Would you copy the records below, exactly and only from their first line through the line containing "1180, 1250, 1300];", without any pictures?

Items from a dataset
-=-=-
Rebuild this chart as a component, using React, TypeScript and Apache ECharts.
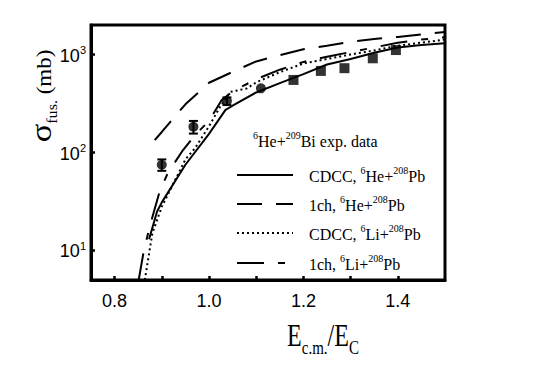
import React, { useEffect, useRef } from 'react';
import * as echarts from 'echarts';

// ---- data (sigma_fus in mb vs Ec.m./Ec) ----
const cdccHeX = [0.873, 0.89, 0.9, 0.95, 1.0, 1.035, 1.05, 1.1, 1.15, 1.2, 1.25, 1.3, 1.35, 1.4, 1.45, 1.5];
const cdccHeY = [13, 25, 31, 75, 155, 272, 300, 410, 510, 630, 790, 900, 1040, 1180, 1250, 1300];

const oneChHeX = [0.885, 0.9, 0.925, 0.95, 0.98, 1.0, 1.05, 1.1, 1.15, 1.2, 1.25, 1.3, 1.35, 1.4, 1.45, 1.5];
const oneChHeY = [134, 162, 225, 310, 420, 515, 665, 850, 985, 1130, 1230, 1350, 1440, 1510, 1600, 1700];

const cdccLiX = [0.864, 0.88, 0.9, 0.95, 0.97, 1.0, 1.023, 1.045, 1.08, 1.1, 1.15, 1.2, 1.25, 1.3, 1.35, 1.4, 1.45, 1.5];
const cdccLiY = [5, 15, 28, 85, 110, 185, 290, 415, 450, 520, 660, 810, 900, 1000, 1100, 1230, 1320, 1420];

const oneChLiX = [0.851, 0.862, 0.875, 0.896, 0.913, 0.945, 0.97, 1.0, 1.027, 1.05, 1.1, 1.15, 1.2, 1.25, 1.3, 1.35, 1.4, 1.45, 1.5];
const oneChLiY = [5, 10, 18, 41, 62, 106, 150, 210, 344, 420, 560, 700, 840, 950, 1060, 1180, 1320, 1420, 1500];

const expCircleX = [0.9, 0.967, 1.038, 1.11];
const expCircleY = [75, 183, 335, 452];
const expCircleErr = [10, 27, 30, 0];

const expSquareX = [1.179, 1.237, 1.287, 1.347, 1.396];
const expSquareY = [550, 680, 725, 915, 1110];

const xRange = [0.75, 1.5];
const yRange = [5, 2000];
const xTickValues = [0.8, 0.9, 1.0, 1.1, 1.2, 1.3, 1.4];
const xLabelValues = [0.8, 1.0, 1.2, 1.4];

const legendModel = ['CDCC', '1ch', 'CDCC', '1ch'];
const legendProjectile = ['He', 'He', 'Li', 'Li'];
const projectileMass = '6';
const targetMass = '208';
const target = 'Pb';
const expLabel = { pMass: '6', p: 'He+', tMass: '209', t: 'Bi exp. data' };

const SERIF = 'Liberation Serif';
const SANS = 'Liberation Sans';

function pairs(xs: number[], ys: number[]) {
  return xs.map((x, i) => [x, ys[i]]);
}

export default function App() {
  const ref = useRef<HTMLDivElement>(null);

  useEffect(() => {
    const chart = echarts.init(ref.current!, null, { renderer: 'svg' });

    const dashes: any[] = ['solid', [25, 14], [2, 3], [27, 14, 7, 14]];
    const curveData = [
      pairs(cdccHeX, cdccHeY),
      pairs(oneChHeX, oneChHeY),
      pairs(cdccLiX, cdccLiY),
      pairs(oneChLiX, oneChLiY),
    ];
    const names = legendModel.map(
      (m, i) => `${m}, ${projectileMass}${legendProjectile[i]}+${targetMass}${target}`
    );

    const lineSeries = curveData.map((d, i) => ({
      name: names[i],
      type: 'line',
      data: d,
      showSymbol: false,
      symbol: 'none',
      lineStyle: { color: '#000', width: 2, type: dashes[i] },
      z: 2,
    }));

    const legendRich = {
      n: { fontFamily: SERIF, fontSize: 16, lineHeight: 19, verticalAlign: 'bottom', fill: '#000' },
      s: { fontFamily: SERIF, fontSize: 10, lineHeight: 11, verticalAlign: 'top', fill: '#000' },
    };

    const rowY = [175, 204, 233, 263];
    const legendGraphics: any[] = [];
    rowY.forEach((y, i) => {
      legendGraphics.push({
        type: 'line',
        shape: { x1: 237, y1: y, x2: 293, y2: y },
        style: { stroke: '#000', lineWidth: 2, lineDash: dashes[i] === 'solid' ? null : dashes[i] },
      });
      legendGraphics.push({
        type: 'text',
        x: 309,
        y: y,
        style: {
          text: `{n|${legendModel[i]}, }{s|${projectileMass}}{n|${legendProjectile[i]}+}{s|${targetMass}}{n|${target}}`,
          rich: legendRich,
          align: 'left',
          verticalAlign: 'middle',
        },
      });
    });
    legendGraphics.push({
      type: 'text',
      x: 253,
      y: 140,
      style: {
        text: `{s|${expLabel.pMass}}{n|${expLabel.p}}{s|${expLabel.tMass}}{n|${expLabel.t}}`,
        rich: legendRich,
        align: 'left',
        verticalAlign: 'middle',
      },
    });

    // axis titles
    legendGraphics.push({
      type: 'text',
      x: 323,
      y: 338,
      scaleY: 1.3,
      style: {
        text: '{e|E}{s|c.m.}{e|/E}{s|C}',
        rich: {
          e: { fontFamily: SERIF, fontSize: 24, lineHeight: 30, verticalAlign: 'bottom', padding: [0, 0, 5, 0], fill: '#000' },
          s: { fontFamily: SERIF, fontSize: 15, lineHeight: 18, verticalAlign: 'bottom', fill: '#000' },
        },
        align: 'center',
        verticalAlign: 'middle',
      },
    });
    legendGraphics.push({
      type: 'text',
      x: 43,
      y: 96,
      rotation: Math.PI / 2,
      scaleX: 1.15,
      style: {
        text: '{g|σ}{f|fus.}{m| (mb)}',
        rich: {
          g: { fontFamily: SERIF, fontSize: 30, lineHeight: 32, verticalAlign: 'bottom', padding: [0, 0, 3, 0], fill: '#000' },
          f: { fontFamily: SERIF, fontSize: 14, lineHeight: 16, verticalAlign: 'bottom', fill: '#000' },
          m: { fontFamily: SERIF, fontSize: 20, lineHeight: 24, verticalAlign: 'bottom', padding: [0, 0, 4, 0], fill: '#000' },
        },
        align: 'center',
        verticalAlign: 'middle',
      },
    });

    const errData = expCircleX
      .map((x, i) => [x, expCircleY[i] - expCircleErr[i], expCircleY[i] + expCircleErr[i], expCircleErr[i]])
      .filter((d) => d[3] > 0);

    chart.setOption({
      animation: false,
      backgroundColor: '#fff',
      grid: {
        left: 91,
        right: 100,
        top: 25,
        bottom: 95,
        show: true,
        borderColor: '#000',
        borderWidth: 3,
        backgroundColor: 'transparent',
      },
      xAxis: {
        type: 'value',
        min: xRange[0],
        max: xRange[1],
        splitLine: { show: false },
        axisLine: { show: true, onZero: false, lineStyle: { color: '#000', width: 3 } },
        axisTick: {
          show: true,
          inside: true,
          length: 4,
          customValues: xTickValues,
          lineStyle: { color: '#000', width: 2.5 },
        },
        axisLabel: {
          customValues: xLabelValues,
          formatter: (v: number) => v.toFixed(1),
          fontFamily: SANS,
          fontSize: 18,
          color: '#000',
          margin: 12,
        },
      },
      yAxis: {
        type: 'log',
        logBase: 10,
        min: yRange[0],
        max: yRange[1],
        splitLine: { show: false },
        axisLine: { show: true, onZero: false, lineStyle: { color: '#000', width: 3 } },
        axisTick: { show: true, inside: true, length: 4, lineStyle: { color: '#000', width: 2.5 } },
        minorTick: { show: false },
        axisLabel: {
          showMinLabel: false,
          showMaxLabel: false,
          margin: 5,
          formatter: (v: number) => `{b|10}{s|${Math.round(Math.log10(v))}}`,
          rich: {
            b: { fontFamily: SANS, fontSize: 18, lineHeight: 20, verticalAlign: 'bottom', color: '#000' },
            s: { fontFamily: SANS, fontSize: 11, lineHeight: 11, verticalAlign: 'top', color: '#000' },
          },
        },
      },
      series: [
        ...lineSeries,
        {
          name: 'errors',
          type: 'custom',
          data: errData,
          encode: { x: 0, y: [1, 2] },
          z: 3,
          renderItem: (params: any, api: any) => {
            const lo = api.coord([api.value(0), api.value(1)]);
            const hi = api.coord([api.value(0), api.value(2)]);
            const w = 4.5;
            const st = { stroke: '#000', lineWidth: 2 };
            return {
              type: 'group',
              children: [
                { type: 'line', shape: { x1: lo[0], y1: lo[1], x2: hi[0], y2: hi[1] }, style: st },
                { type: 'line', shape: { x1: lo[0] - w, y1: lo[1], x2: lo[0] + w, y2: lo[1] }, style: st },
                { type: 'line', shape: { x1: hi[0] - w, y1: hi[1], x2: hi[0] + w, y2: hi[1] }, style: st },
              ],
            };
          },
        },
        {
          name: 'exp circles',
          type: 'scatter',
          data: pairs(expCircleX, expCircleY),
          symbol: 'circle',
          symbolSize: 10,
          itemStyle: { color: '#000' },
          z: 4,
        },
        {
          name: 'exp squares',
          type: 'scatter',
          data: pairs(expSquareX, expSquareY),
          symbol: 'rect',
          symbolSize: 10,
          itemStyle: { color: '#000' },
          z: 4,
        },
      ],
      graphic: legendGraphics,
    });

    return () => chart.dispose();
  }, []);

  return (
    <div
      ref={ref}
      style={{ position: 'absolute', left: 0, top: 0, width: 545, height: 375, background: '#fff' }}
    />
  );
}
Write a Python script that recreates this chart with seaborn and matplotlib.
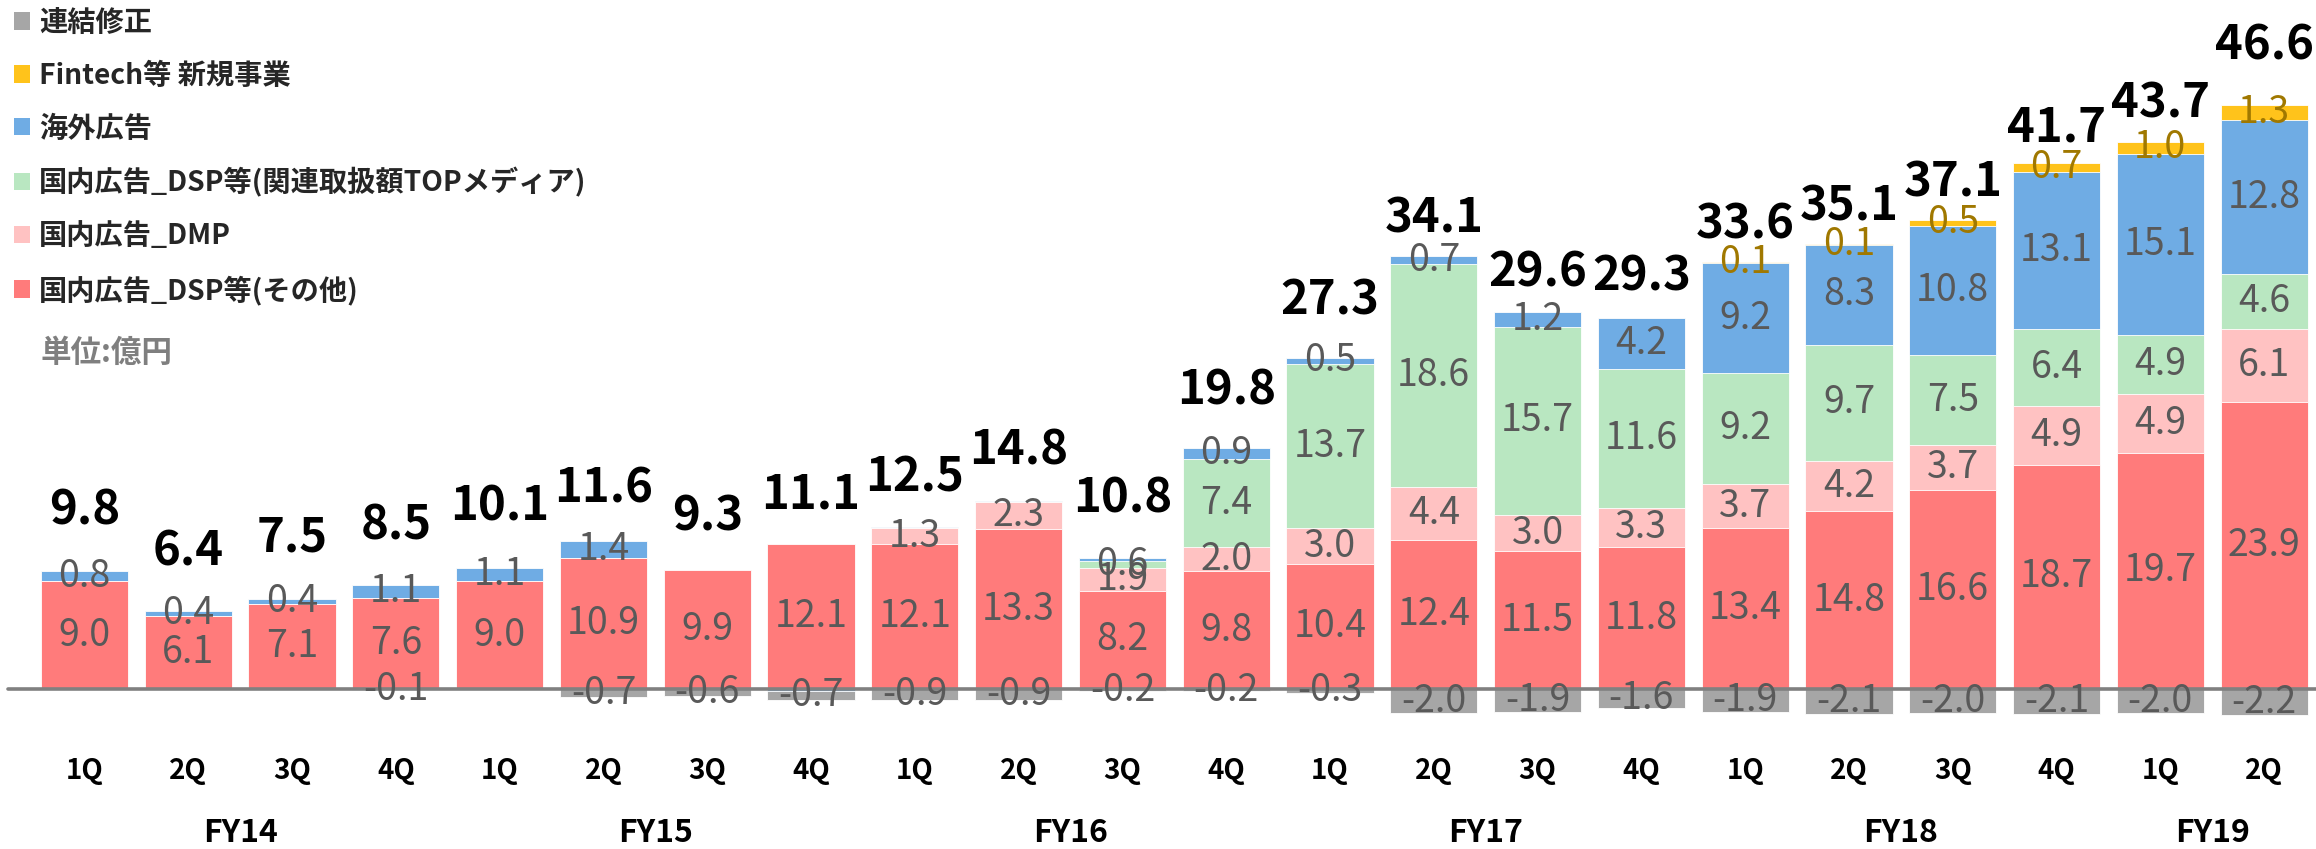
-=-=-
◆ SOLUTION TO THIS TASK
Rebuild this chart as a component, using React, TypeScript and Apache ECharts.
import React, { useEffect, useRef } from 'react';
import * as echarts from 'echarts';

// ---- data (sigma_fus in mb vs Ec.m./Ec) ----
const cdccHeX = [0.873, 0.89, 0.9, 0.95, 1.0, 1.035, 1.05, 1.1, 1.15, 1.2, 1.25, 1.3, 1.35, 1.4, 1.45, 1.5];
const cdccHeY = [13, 25, 31, 75, 155, 272, 300, 410, 510, 630, 790, 900, 1040, 1180, 1250, 1300];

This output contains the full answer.